● DIRECTIONS FOR THIS TASK
All lines below must be repeated exactly, with the pictures omitted.

....

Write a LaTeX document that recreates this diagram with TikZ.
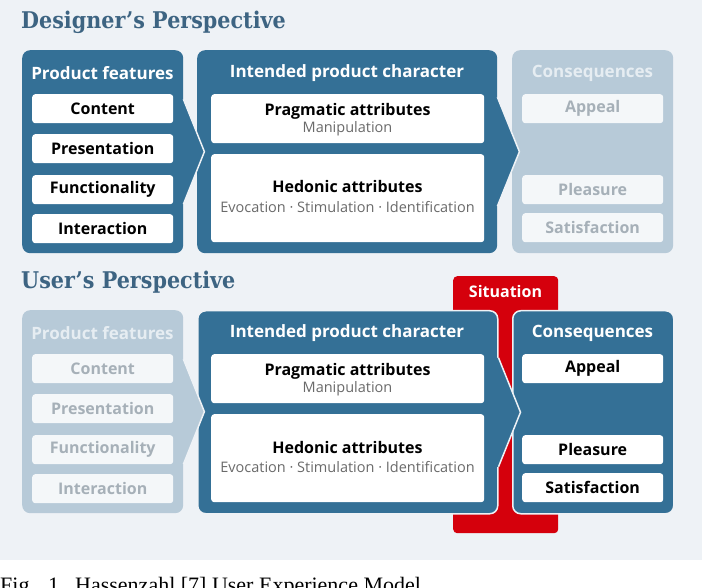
\documentclass[tikz,border=0pt]{standalone}
\usepackage{fontspec}
\usepackage{graphicx}
\setmainfont{Open Sans}
\newfontfamily\ttlfamily{DejaVu Serif}
\newfontfamily\capfamily{Liberation Serif}
\usetikzlibrary{calc}
\definecolor{bgc}{HTML}{EEF2F6}
\definecolor{pblue}{HTML}{347096}
\definecolor{plight}{HTML}{B7CAD8}
\definecolor{ttlc}{HTML}{3D6482}
\definecolor{sitred}{HTML}{D5000C}
\definecolor{subgray}{HTML}{6A6A6A}
\definecolor{fadefill}{HTML}{F4F7F9}
\definecolor{fadetext}{HTML}{A6B0B8}
\definecolor{fadehead}{HTML}{E6EDF2}
\newcommand\headfnt{\fontsize{17pt}{20pt}\selectfont\bfseries}
\newcommand\itemfnt{\fontsize{16pt}{19pt}\selectfont\bfseries}
\newcommand\subfnt{\fontsize{14.5pt}{17pt}\selectfont}
\newcommand\ttlfnt{\ttlfamily\fontsize{23pt}{27pt}\selectfont\bfseries}
\begin{document}
\begin{tikzpicture}[x=1pt,y=-1pt,
  darkpanel/.style={fill=pblue, rounded corners=8pt, minimum height=203pt, inner sep=0pt, anchor=north west},
  lightpanel/.style={darkpanel, fill=plight},
  outlined/.style={draw=bgc, line width=1.5pt},
  sep/.style={draw=bgc, line width=1.5pt, line join=miter},
  item/.style={fill=white, rounded corners=3pt, minimum width=141pt, minimum height=29pt, inner sep=0pt, anchor=north west, font=\itemfnt, text=black},
  fadeditem/.style={item, fill=fadefill, text=fadetext},
  attrbox/.style={fill=white, rounded corners=3pt, minimum width=273pt, inner sep=0pt, anchor=north west},
  head/.style={font=\headfnt, text=white, inner sep=0pt},
  fadedhead/.style={head, text=fadehead},
  attr/.style={font=\itemfnt, text=black, inner sep=0pt},
  sub/.style={font=\subfnt, text=subgray, inner sep=0pt},
  ttl/.style={font=\ttlfnt, text=ttlc, inner sep=0pt, anchor=base west},
  capt/.style={inner sep=0pt, anchor=base west, font=\capfamily\fontsize{22pt}{26pt}\selectfont},
  redbar/.style={fill=sitred, rounded corners=4pt, inner sep=0pt, anchor=north west}
]
\useasboundingbox (0,0) rectangle (702,588);
\clip (0,0) rectangle (702,588);
\fill[white] (0,0) rectangle (702,588);
\fill[bgc] (0,0) rectangle (702,560);

% ---------------- Designer's perspective ----------------
\node[ttl] (t1) at (21,29) {\scalebox{0.9}[1]{Designer’s Perspective}};

\node[darkpanel, minimum width=161pt] (pf1) at (22,50) {};
\node[darkpanel, minimum width=300pt] (ipc1) at (197,50) {};
\node[lightpanel, minimum width=161pt] (cq1) at (512,50) {};

% arrows
\fill[pblue] ([xshift=-3pt,yshift=52.5pt]pf1.east) -- ([yshift=52.5pt]pf1.east) -- ([xshift=21pt]pf1.east) -- ([yshift=-52.5pt]pf1.east) -- ([xshift=-3pt,yshift=-52.5pt]pf1.east) -- cycle;
\draw[sep] ([yshift=52.5pt]pf1.east) -- ([xshift=21pt]pf1.east) -- ([yshift=-52.5pt]pf1.east);
\fill[pblue] ([xshift=-3pt,yshift=54.5pt]ipc1.east) -- ([yshift=54.5pt]ipc1.east) -- ([xshift=22pt]ipc1.east) -- ([yshift=-54.5pt]ipc1.east) -- ([xshift=-3pt,yshift=-54.5pt]ipc1.east) -- cycle;
\draw[sep] ([yshift=54.5pt]ipc1.east) -- ([xshift=22pt]ipc1.east) -- ([yshift=-54.5pt]ipc1.east);

\node[head] (pf1h) at (102.5,73) {Product features};
\node[item] (c1) at (32,94) {Content};
\node[item] (p1) at (32,134) {Presentation};
\node[item] (f1) at (32,175) {Functionality};
\node[item] (i1) at (32,214) {Interaction};

\node[head] (ipc1h) at (347,73) {Intended product character};
\node[attrbox, minimum height=49pt] (pr1) at (211,94) {};
\node[attr] (pr1t) at (347.5,111) {Pragmatic attributes};
\node[sub] (pr1s) at (347.5,129) {Manipulation};
\node[attrbox, minimum height=88pt] (he1) at (211,154) {};
\node[attr] (he1t) at (347.5,187) {Hedonic attributes};
\node[sub] (he1s) at (347.5,207) {Evocation · Stimulation · Identification};

\node[fadedhead] (cq1h) at (592.5,73) {Consequences};
\node[fadeditem] (ap1) at (522,94) {Appeal};
\node[fadeditem] (pl1) at (522,175) {Pleasure};
\node[fadeditem] (sa1) at (522,213) {Satisfaction};

% ---------------- User's perspective ----------------
\node[ttl] (t2) at (21,289) {\scalebox{0.9}[1]{User’s Perspective}};

\node[redbar, minimum width=105pt, minimum height=257pt] (sit) at (453,276) {};
\node[head, font=\fontsize{16pt}{18pt}\selectfont\bfseries] (sitt) at (505.5,292) {Situation};

\node[lightpanel, minimum width=161pt] (pf2) at (22,310) {};
\node[darkpanel, outlined, minimum width=300pt] (ipc2) at (197,310) {};
\node[darkpanel, outlined, minimum width=161pt] (cq2) at (512,310) {};

\fill[plight] ([xshift=-3pt,yshift=52.5pt]pf2.east) -- ([yshift=52.5pt]pf2.east) -- ([xshift=21pt]pf2.east) -- ([yshift=-52.5pt]pf2.east) -- ([xshift=-3pt,yshift=-52.5pt]pf2.east) -- cycle;
\draw[sep] ([yshift=52.5pt]pf2.east) -- ([xshift=21pt]pf2.east) -- ([yshift=-52.5pt]pf2.east);
\fill[pblue] ([xshift=-3pt,yshift=54.5pt]ipc2.east) -- ([yshift=54.5pt]ipc2.east) -- ([xshift=22pt]ipc2.east) -- ([yshift=-54.5pt]ipc2.east) -- ([xshift=-3pt,yshift=-54.5pt]ipc2.east) -- cycle;
\draw[sep] ([yshift=54.5pt]ipc2.east) -- ([xshift=22pt]ipc2.east) -- ([yshift=-54.5pt]ipc2.east);

\node[fadedhead] (pf2h) at (102.5,333) {Product features};
\node[fadeditem] (c2) at (32,354) {Content};
\node[fadeditem] (p2) at (32,394) {Presentation};
\node[fadeditem] (f2) at (32,435) {Functionality};
\node[fadeditem] (i2) at (32,474) {Interaction};

\node[head] (ipc2h) at (347,333) {Intended product character};
\node[attrbox, minimum height=49pt] (pr2) at (211,354) {};
\node[attr] (pr2t) at (347.5,371) {Pragmatic attributes};
\node[sub] (pr2s) at (347.5,389) {Manipulation};
\node[attrbox, minimum height=88pt] (he2) at (211,414) {};
\node[attr] (he2t) at (347.5,447) {Hedonic attributes};
\node[sub] (he2s) at (347.5,467) {Evocation · Stimulation · Identification};

\node[head] (cq2h) at (592.5,333) {Consequences};
\node[item] (ap2) at (522,354) {Appeal};
\node[item] (pl2) at (522,435) {Pleasure};
\node[item] (sa2) at (522,473) {Satisfaction};

% caption (cut off at the bottom edge, as in the reference)
\node[capt] (cap1) at (0,592) {Fig.\hspace{13pt}1};
\node[capt] (cap2) at (75,592) {Hassenzahl [7] User Experience Model};
\end{tikzpicture}
\end{document}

....

● RIGHT ANSWER
Write a LaTeX document that recreates this diagram with TikZ.
\documentclass[tikz,border=0pt]{standalone}
\usepackage{fontspec}
\usepackage{graphicx}
\setmainfont{Open Sans}
\newfontfamily\ttlfamily{DejaVu Serif}
\newfontfamily\capfamily{Liberation Serif}
\usetikzlibrary{calc}
\definecolor{bgc}{HTML}{EEF2F6}
\definecolor{pblue}{HTML}{347096}
\definecolor{plight}{HTML}{B7CAD8}
\definecolor{ttlc}{HTML}{3D6482}
\definecolor{sitred}{HTML}{D5000C}
\definecolor{subgray}{HTML}{6A6A6A}
\definecolor{fadefill}{HTML}{F4F7F9}
\definecolor{fadetext}{HTML}{A6B0B8}
\definecolor{fadehead}{HTML}{E6EDF2}
\newcommand\headfnt{\fontsize{17pt}{20pt}\selectfont\bfseries}
\newcommand\itemfnt{\fontsize{16pt}{19pt}\selectfont\bfseries}
\newcommand\subfnt{\fontsize{14.5pt}{17pt}\selectfont}
\newcommand\ttlfnt{\ttlfamily\fontsize{23pt}{27pt}\selectfont\bfseries}
\begin{document}
\begin{tikzpicture}[x=1pt,y=-1pt,
  darkpanel/.style={fill=pblue, rounded corners=8pt, minimum height=203pt, inner sep=0pt, anchor=north west},
  lightpanel/.style={darkpanel, fill=plight},
  outlined/.style={draw=bgc, line width=1.5pt},
  sep/.style={draw=bgc, line width=1.5pt, line join=miter},
  item/.style={fill=white, rounded corners=3pt, minimum width=141pt, minimum height=29pt, inner sep=0pt, anchor=north west, font=\itemfnt, text=black},
  fadeditem/.style={item, fill=fadefill, text=fadetext},
  attrbox/.style={fill=white, rounded corners=3pt, minimum width=273pt, inner sep=0pt, anchor=north west},
  head/.style={font=\headfnt, text=white, inner sep=0pt},
  fadedhead/.style={head, text=fadehead},
  attr/.style={font=\itemfnt, text=black, inner sep=0pt},
  sub/.style={font=\subfnt, text=subgray, inner sep=0pt},
  ttl/.style={font=\ttlfnt, text=ttlc, inner sep=0pt, anchor=base west},
  capt/.style={inner sep=0pt, anchor=base west, font=\capfamily\fontsize{22pt}{26pt}\selectfont},
  redbar/.style={fill=sitred, rounded corners=4pt, inner sep=0pt, anchor=north west}
]
\useasboundingbox (0,0) rectangle (702,588);
\clip (0,0) rectangle (702,588);
\fill[white] (0,0) rectangle (702,588);
\fill[bgc] (0,0) rectangle (702,560);

% ---------------- Designer's perspective ----------------
\node[ttl] (t1) at (21,29) {\scalebox{0.9}[1]{Designer’s Perspective}};

\node[darkpanel, minimum width=161pt] (pf1) at (22,50) {};
\node[darkpanel, minimum width=300pt] (ipc1) at (197,50) {};
\node[lightpanel, minimum width=161pt] (cq1) at (512,50) {};

% arrows
\fill[pblue] ([xshift=-3pt,yshift=52.5pt]pf1.east) -- ([yshift=52.5pt]pf1.east) -- ([xshift=21pt]pf1.east) -- ([yshift=-52.5pt]pf1.east) -- ([xshift=-3pt,yshift=-52.5pt]pf1.east) -- cycle;
\draw[sep] ([yshift=52.5pt]pf1.east) -- ([xshift=21pt]pf1.east) -- ([yshift=-52.5pt]pf1.east);
\fill[pblue] ([xshift=-3pt,yshift=54.5pt]ipc1.east) -- ([yshift=54.5pt]ipc1.east) -- ([xshift=22pt]ipc1.east) -- ([yshift=-54.5pt]ipc1.east) -- ([xshift=-3pt,yshift=-54.5pt]ipc1.east) -- cycle;
\draw[sep] ([yshift=54.5pt]ipc1.east) -- ([xshift=22pt]ipc1.east) -- ([yshift=-54.5pt]ipc1.east);

\node[head] (pf1h) at (102.5,73) {Product features};
\node[item] (c1) at (32,94) {Content};
\node[item] (p1) at (32,134) {Presentation};
\node[item] (f1) at (32,175) {Functionality};
\node[item] (i1) at (32,214) {Interaction};

\node[head] (ipc1h) at (347,73) {Intended product character};
\node[attrbox, minimum height=49pt] (pr1) at (211,94) {};
\node[attr] (pr1t) at (347.5,111) {Pragmatic attributes};
\node[sub] (pr1s) at (347.5,129) {Manipulation};
\node[attrbox, minimum height=88pt] (he1) at (211,154) {};
\node[attr] (he1t) at (347.5,187) {Hedonic attributes};
\node[sub] (he1s) at (347.5,207) {Evocation · Stimulation · Identification};

\node[fadedhead] (cq1h) at (592.5,73) {Consequences};
\node[fadeditem] (ap1) at (522,94) {Appeal};
\node[fadeditem] (pl1) at (522,175) {Pleasure};
\node[fadeditem] (sa1) at (522,213) {Satisfaction};

% ---------------- User's perspective ----------------
\node[ttl] (t2) at (21,289) {\scalebox{0.9}[1]{User’s Perspective}};

\node[redbar, minimum width=105pt, minimum height=257pt] (sit) at (453,276) {};
\node[head, font=\fontsize{16pt}{18pt}\selectfont\bfseries] (sitt) at (505.5,292) {Situation};

\node[lightpanel, minimum width=161pt] (pf2) at (22,310) {};
\node[darkpanel, outlined, minimum width=300pt] (ipc2) at (197,310) {};
\node[darkpanel, outlined, minimum width=161pt] (cq2) at (512,310) {};

\fill[plight] ([xshift=-3pt,yshift=52.5pt]pf2.east) -- ([yshift=52.5pt]pf2.east) -- ([xshift=21pt]pf2.east) -- ([yshift=-52.5pt]pf2.east) -- ([xshift=-3pt,yshift=-52.5pt]pf2.east) -- cycle;
\draw[sep] ([yshift=52.5pt]pf2.east) -- ([xshift=21pt]pf2.east) -- ([yshift=-52.5pt]pf2.east);
\fill[pblue] ([xshift=-3pt,yshift=54.5pt]ipc2.east) -- ([yshift=54.5pt]ipc2.east) -- ([xshift=22pt]ipc2.east) -- ([yshift=-54.5pt]ipc2.east) -- ([xshift=-3pt,yshift=-54.5pt]ipc2.east) -- cycle;
\draw[sep] ([yshift=54.5pt]ipc2.east) -- ([xshift=22pt]ipc2.east) -- ([yshift=-54.5pt]ipc2.east);

\node[fadedhead] (pf2h) at (102.5,333) {Product features};
\node[fadeditem] (c2) at (32,354) {Content};
\node[fadeditem] (p2) at (32,394) {Presentation};
\node[fadeditem] (f2) at (32,435) {Functionality};
\node[fadeditem] (i2) at (32,474) {Interaction};

\node[head] (ipc2h) at (347,333) {Intended product character};
\node[attrbox, minimum height=49pt] (pr2) at (211,354) {};
\node[attr] (pr2t) at (347.5,371) {Pragmatic attributes};
\node[sub] (pr2s) at (347.5,389) {Manipulation};
\node[attrbox, minimum height=88pt] (he2) at (211,414) {};
\node[attr] (he2t) at (347.5,447) {Hedonic attributes};
\node[sub] (he2s) at (347.5,467) {Evocation · Stimulation · Identification};

\node[head] (cq2h) at (592.5,333) {Consequences};
\node[item] (ap2) at (522,354) {Appeal};
\node[item] (pl2) at (522,435) {Pleasure};
\node[item] (sa2) at (522,473) {Satisfaction};

% caption (cut off at the bottom edge, as in the reference)
\node[capt] (cap1) at (0,592) {Fig.\hspace{13pt}1};
\node[capt] (cap2) at (75,592) {Hassenzahl [7] User Experience Model};
\end{tikzpicture}
\end{document}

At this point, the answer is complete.